-------- Material --------

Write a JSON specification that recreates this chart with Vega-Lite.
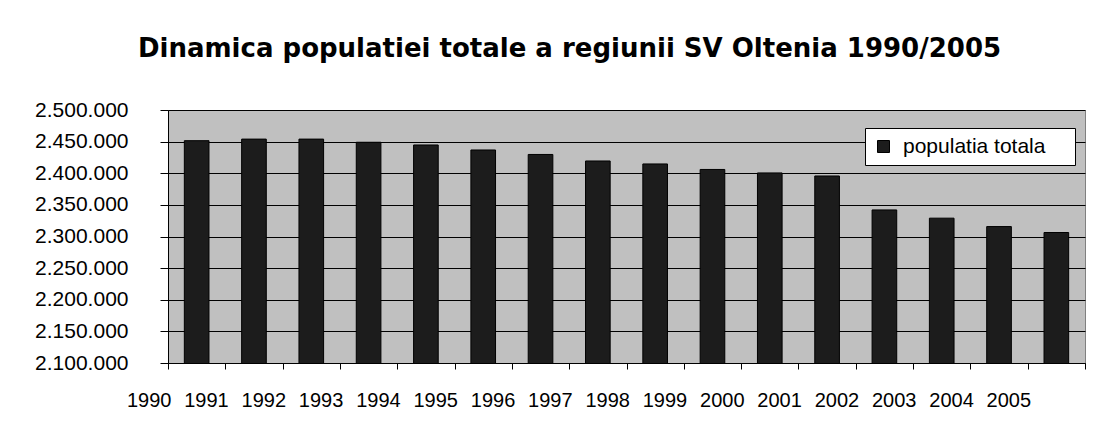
{
  "$schema": "https://vega.github.io/schema/vega-lite/v6.json",
  "autosize": {"type": "none"},
  "width": 917,
  "height": 253,
  "padding": {"left": 168, "top": 110, "right": 16, "bottom": 83},
  "background": "white",
  "title": {
    "text": "Dinamica populatiei totale a regiunii SV Oltenia 1990/2005",
    "font": "DejaVu Sans",
    "fontSize": 26,
    "fontWeight": "bold",
    "color": "black",
    "anchor": "middle",
    "dx": -57,
    "baseline": "alphabetic",
    "offset": 16
  },
  "data": {
    "values": [
      {"year": "1990", "populatia": 2451500},
      {"year": "1991", "populatia": 2454000},
      {"year": "1992", "populatia": 2454000},
      {"year": "1993", "populatia": 2449000},
      {"year": "1994", "populatia": 2444700},
      {"year": "1995", "populatia": 2436800},
      {"year": "1996", "populatia": 2429700},
      {"year": "1997", "populatia": 2419400},
      {"year": "1998", "populatia": 2414700},
      {"year": "1999", "populatia": 2406000},
      {"year": "2000", "populatia": 2400500},
      {"year": "2001", "populatia": 2395700},
      {"year": "2002", "populatia": 2342000},
      {"year": "2003", "populatia": 2329000},
      {"year": "2004", "populatia": 2315700},
      {"year": "2005", "populatia": 2306300}
    ]
  },
  "mark": {"type": "bar", "width": {"band": 0.43}, "stroke": "black", "strokeWidth": 1, "clip": true},
  "encoding": {
    "x": {
      "field": "year",
      "type": "ordinal",
      "scale": {"paddingInner": 0, "paddingOuter": 0},
      "axis": {
        "title": null,
        "labelAngle": 0,
        "tickBand": "extent",
        "labelOffset": -48,
        "tickSize": 6,
        "labelPadding": 21,
        "labelFontSize": 20,
        "labelFont": "Liberation Sans",
        "labelColor": "black",
        "domainColor": "black",
        "tickColor": "black",
        "grid": false
      }
    },
    "y": {
      "field": "populatia",
      "type": "quantitative",
      "scale": {"domain": [2100000, 2500000], "nice": false, "zero": false},
      "axis": {
        "title": null,
        "values": [2100000, 2150000, 2200000, 2250000, 2300000, 2350000, 2400000, 2450000, 2500000],
        "format": ",d",
        "tickSize": 8,
        "labelPadding": 32,
        "labelFontSize": 21,
        "labelFont": "Liberation Sans",
        "labelColor": "black",
        "domainColor": "black",
        "tickColor": "black",
        "grid": true,
        "gridColor": "black",
        "gridOpacity": 1,
        "gridWidth": 1
      }
    },
    "color": {
      "datum": "populatia totala",
      "type": "nominal",
      "scale": {"range": ["#1c1c1c"]},
      "legend": {
        "title": null,
        "orient": "none",
        "legendX": 697,
        "legendY": 18,
        "padding": 8,
        "fillColor": "white",
        "strokeColor": "black",
        "symbolType": "square",
        "symbolSize": 144,
        "symbolStrokeColor": "black",
        "symbolStrokeWidth": 1,
        "symbolFillColor": "#1c1c1c",
        "labelFont": "Liberation Sans",
        "labelFontSize": 21,
        "labelColor": "black",
        "labelOffset": 9,
        "labelLimit": 400,
        "labelExpr": "datum.label + '\u00a0\u2800'"
      }
    }
  },
  "config": {
    "locale": {"number": {"decimal": ",", "thousands": ".", "grouping": [3], "currency": ["", ""]}},
    "view": {"fill": "#c0c0c0", "stroke": "#808080", "strokeWidth": 1}
  }
}
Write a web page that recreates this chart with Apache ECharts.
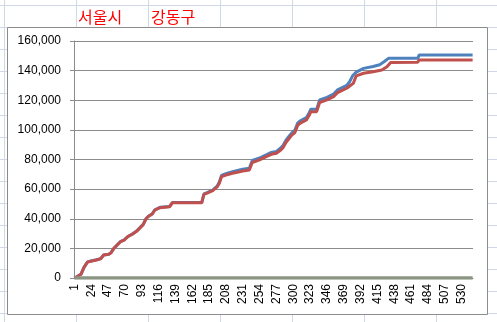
<!DOCTYPE html>
<html><head><meta charset="utf-8">
<script src="https://cdn.jsdelivr.net/npm/echarts@6/dist/echarts.min.js"></script>
<style>html,body{margin:0;padding:0;background:#fff}#c{width:497px;height:322px}</style>
</head><body><div id="c"></div>
<script>
// categories: day numbers 1..545
const dayCount = 545;
const categories = [];
for (let d = 1; d <= dayCount; d++) categories.push(String(d));

// header labels
const headerTexts = ['서울시', '강동구'];

// series 1 (blue) keypoints: [day, cumulative value]
const blueDays = [1,5,10,14,19,25,31,37,41,48,51,55,60,64,69,74,80,86,91,95,99,102,107,111,118,131,135,175,178,183,190,196,199,202,208,217,225,231,240,244,254,263,270,277,282,286,290,294,298,302,306,309,318,322,324,332,336,346,355,360,364,373,377,381,386,396,409,418,424,430,470,472,545];
const blueVals = [0,1000,2500,7000,10900,11600,12300,13100,15600,16100,17100,20100,22600,24600,25700,28000,29600,31700,34200,36200,40200,41700,43200,46000,47700,48300,51000,51000,56800,57800,59300,62000,64800,69200,70500,71800,72700,73400,74100,79300,81000,83200,84800,85500,87400,89500,93000,95500,98000,99600,104600,106000,108300,111700,114000,114000,120200,121900,124200,126800,127900,130000,132500,136500,139000,141500,142800,144000,146000,148300,148300,150600,150600];

// series 2 (red) keypoints
const redDays = [1,5,10,14,19,25,31,37,41,48,51,55,60,64,69,74,80,86,91,95,99,102,107,111,118,131,135,175,178,183,190,196,199,202,208,217,225,231,240,244,254,263,270,277,282,286,290,294,298,302,306,309,318,322,324,332,336,346,355,360,364,373,378,382,386,396,409,421,428,433,470,472,545];
const redVals = [0,1000,2500,7000,10800,11500,12200,13000,15500,16000,17000,20000,22500,24500,25500,27900,29500,31500,34000,36000,40000,41500,43000,45900,47500,48100,50800,50800,56500,57500,59000,61500,64000,68400,69500,70700,71500,72200,72900,78000,79700,81900,83500,84200,86000,88000,91500,94000,96500,98000,103000,104400,106700,110000,112300,112300,118500,120200,122400,125000,126000,128100,130000,131400,136500,138200,139300,140400,142600,145500,145700,147200,147200];

// series 3 (zero line)
const zeroDays = [1, 545];
const zeroVals = [0, 0];

const pairs = (days, vals) => days.map((d, i) => [d - 1, vals[i]]);

// spreadsheet background grid (decoration)
const colXs = [4.5, 76.5, 148.5, 220.5, 292.5, 364.5, 436.5];
const rowYs = [5.5, 27.5, 49.5, 71.5, 93.5, 115.5, 137.5, 159.5, 181.5, 203.5, 225.5, 247.5, 269.5, 291.5, 313.5];

const graphics = [];
colXs.forEach(x => graphics.push({type:'line', z:-20, silent:true, shape:{x1:x,y1:0,x2:x,y2:322}, style:{stroke:'#d0d7e5', lineWidth:1}}));
rowYs.forEach(y => graphics.push({type:'line', z:-20, silent:true, shape:{x1:0,y1:y,x2:497,y2:y}, style:{stroke:'#d0d7e5', lineWidth:1}}));
graphics.push({type:'rect', z:-10, silent:true, shape:{x:7.5,y:27.5,width:480,height:287}, style:{fill:'#fff', stroke:'#8c8c8c', lineWidth:1}});
const headerX = [78, 151];
headerTexts.forEach((t, i) => graphics.push({type:'text', z:5, silent:true, style:{x:headerX[i], y:16.5, text:t, fill:'#ff0000', font:'16px "Noto Sans CJK KR"', textVerticalAlign:'middle'}}));

const chart = echarts.init(document.getElementById('c'), null, {renderer:'canvas'});
chart.setOption({
  animation: false,
  backgroundColor: '#ffffff',
  graphic: graphics,
  grid: {left: 74, right: 24, top: 41, bottom: 44, containLabel: false},
  xAxis: {
    type: 'category',
    data: categories,
    boundaryGap: true,
    axisLine: {show: true, lineStyle: {color: '#8c8c8c', width: 1}},
    axisTick: {show: false},
    axisLabel: {interval: 22, rotate: 90, margin: 6, fontSize: 12, color: '#000', fontFamily: 'Liberation Sans'},
    splitLine: {show: false}
  },
  yAxis: {
    type: 'value',
    min: 0, max: 160000, interval: 20000,
    axisLine: {show: true, lineStyle: {color: '#8c8c8c', width: 1}},
    axisTick: {show: true, length: 4, lineStyle: {color: '#8c8c8c'}},
    axisLabel: {margin: 13, fontSize: 12, color: '#000', fontFamily: 'Liberation Sans',
      formatter: v => v.toLocaleString('en-US')},
    splitLine: {show: true, lineStyle: {color: '#8c8c8c', width: 1}}
  },
  series: [
    {type:'line', data: pairs(blueDays, blueVals), symbol:'none', lineStyle:{color:'#4f81bd', width:3}, itemStyle:{color:'#4f81bd'}, z:3},
    {type:'line', data: pairs(redDays, redVals), symbol:'none', lineStyle:{color:'#c0504d', width:3}, itemStyle:{color:'#c0504d'}, z:4},
    {type:'line', data: pairs(zeroDays, zeroVals), symbol:'none', lineStyle:{color:'#8c9482', width:3.5}, itemStyle:{color:'#8c9482'}, z:5}
  ]
});
</script></body></html>
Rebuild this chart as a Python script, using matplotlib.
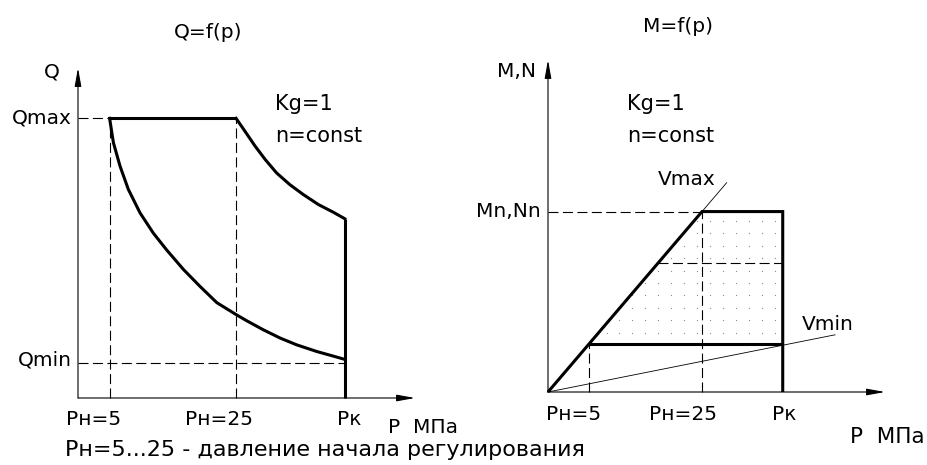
import numpy as np
import matplotlib.pyplot as plt
from matplotlib.patches import Polygon

plt.rcParams['font.family'] = 'DejaVu Sans'
plt.rcParams['font.size'] = 14.5

W, H = 928, 465

# ---- left chart: Q = f(p) ----
p_left = [5, 25, 42.2]                      # Pн=5, Pн=25, Pк
p_left_labels = ['Рн=5', 'Рн=25', 'Рк']
q_max = 1.0
q_min = 0.125
q_upper_p = [25, 26.4, 28.0, 29.6, 31.4, 33.5, 35.6, 38.0, 40.4, 42.2]
q_upper = [1.0, 0.954, 0.901, 0.853, 0.805, 0.763, 0.728, 0.692, 0.664, 0.641]
q_lower_p = [5, 5.6, 6.65, 7.96, 9.81, 11.9, 14.0, 16.7, 19.3, 21.95, 25.1,
             26.7, 29.3, 32.0, 34.6, 37.8, 40.5, 42.2]
q_lower = [1.0, 0.913, 0.829, 0.746, 0.662, 0.590, 0.530, 0.459, 0.399, 0.341, 0.297,
           0.276, 0.244, 0.214, 0.190, 0.166, 0.149, 0.138]

# ---- right chart: M = f(p) ----
p_right = [6.65, 25, 38.1]
p_right_labels = ['Рн=5', 'Рн=25', 'Рк']
m_n = 1.0
m_low = 0.266
m_mid = 0.717
vmax_end = (29.0, 1.16)
vmin_end = (46.6, 0.317)

dash = (0, (9, 4))


def px(x, y):
    """pixel position -> figure fraction"""
    return x / W, 1 - y / H


def arrows(ax):
    ax.set_axis_off()
    kw = dict(arrowstyle='-|>,head_length=0.55,head_width=0.1', lw=0.8,
              color='k', mutation_scale=20, shrinkA=0, shrinkB=0)
    ax.annotate('', xy=(1, 0), xytext=(0, 0), xycoords='axes fraction', arrowprops=kw)
    ax.annotate('', xy=(0, 1), xytext=(0, 0), xycoords='axes fraction', arrowprops=kw)


def tick_labels(ax, pos, labels, dxs, dy):
    for p, lab, dx in zip(pos, labels, dxs):
        ax.annotate(lab, xy=(p, 0), xytext=(dx, dy), textcoords='offset pixels',
                    ha='center', va='baseline')


fig = plt.figure(figsize=(W / 100, H / 100), dpi=100)

# left
ax1 = fig.add_axes([78 / W, 67 / H, 337 / W, 330 / H])
ax1.set_xlim(0, 53.3)
ax1.set_ylim(0, 1.18)
arrows(ax1)
thin = dict(color='k', lw=0.8, ls=dash, clip_on=False)
ax1.plot([0, p_left[0]], [q_max, q_max], **thin)
ax1.plot([p_left[0], p_left[0]], [0, q_max], **thin)
ax1.plot([p_left[1], p_left[1]], [0, q_max], **thin)
ax1.plot([0, p_left[2]], [q_min, q_min], **thin)
thick = dict(color='k', lw=2.2, clip_on=False, solid_capstyle='butt', solid_joinstyle='miter')
ax1.plot([p_left[0], p_left[1]], [q_max, q_max], **thick)
ax1.plot(q_upper_p, q_upper, color='k', lw=2.2, clip_on=False, solid_joinstyle='round')
ax1.plot([p_left[2], p_left[2]], [q_upper[-1], 0], **thick)
ax1.plot(q_lower_p, q_lower, color='k', lw=2.2, clip_on=False, solid_joinstyle='round')

ax1.annotate('Qmax', xy=(0, q_max), xytext=(-6, 0), textcoords='offset pixels',
             ha='right', va='center')
ax1.annotate('Qmin', xy=(0, q_min), xytext=(-6, 3), textcoords='offset pixels',
             ha='right', va='center')
ax1.annotate('Q', xy=(0, 1), xycoords='axes fraction', xytext=(-26, -4),
             textcoords='offset pixels', ha='center', va='center')
tick_labels(ax1, p_left, p_left_labels, [-16, -17, 4], -27)

fig.text(*px(208, 32), 'Q=f(p)', ha='center', va='center')
fig.text(*px(275, 110), 'Kg=1', ha='left', va='baseline', fontsize=15)
fig.text(*px(275, 142), 'n=const', ha='left', va='baseline', fontsize=15)
fig.text(*px(388, 433), 'Р  МПа', ha='left', va='baseline')

# right
ax2 = fig.add_axes([548 / W, 73 / H, 337 / W, 332 / H])
ax2.set_xlim(0, 54.7)
ax2.set_ylim(0, 1.84)
arrows(ax2)

region = Polygon([(p_right[0], m_low), (p_right[1], m_n), (p_right[2], m_n),
                  (p_right[2], m_low)], closed=True, fill=False, lw=0)
ax2.add_patch(region)
gx, gy = np.meshgrid(np.arange(26.3 - 2.1 * 11, 38.5, 2.1), np.arange(0.328, 0.98, 0.069))
dots = ax2.scatter(gx.ravel(), gy.ravel(), s=0.8, color='#8a8a8a', lw=0)
dots.set_clip_path(region)

ax2.plot([0, p_right[1]], [m_n, m_n], **thin)
ax2.plot([p_right[1], p_right[1]], [0, m_n], **thin)
ax2.plot([p_right[0], p_right[0]], [0, m_low], **thin)
ax2.plot([p_right[1] * m_mid / m_n, p_right[2]], [m_mid, m_mid], **thin)
ax2.plot([0, vmax_end[0]], [0, vmax_end[1]], color='k', lw=0.6, clip_on=False)
ax2.plot([0, vmin_end[0]], [0, vmin_end[1]], color='k', lw=0.6, clip_on=False)
ax2.plot([0, p_right[1], p_right[2], p_right[2]], [0, m_n, m_n, 0], **thick)
ax2.plot([p_right[0], p_right[2]], [m_low, m_low], **thick)

ax2.annotate('Mn,Nn', xy=(0, m_n), xytext=(-7, -5), textcoords='offset pixels',
             ha='right', va='baseline')
ax2.annotate('M,N', xy=(0, 1), xycoords='axes fraction', xytext=(-12, -17),
             textcoords='offset pixels', ha='right', va='baseline')
tick_labels(ax2, p_right, p_right_labels, [-15, -19, 1], -28)

fig.text(*px(678, 26), 'M=f(p)', ha='center', va='center')
fig.text(*px(627, 110), 'Kg=1', ha='left', va='baseline', fontsize=15)
fig.text(*px(627, 142), 'n=const', ha='left', va='baseline', fontsize=15)
fig.text(*px(658, 185), 'Vmax', ha='left', va='baseline')
fig.text(*px(802, 330), 'Vmin', ha='left', va='baseline')
fig.text(*px(850, 443), 'Р  МПа', ha='left', va='baseline', fontsize=15.5)

fig.text(*px(65, 456), 'Рн=5...25 - давление начала регулирования', ha='left',
         va='baseline', fontsize=16)

fig.savefig('out.png', dpi=100)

--------

Task details - Your task is to list each line of the records with the word "recreates".

Complete answer -
Write a JSON specification that recreates this chart with Vega-Lite.
Write a web page that recreates this chart with Apache ECharts.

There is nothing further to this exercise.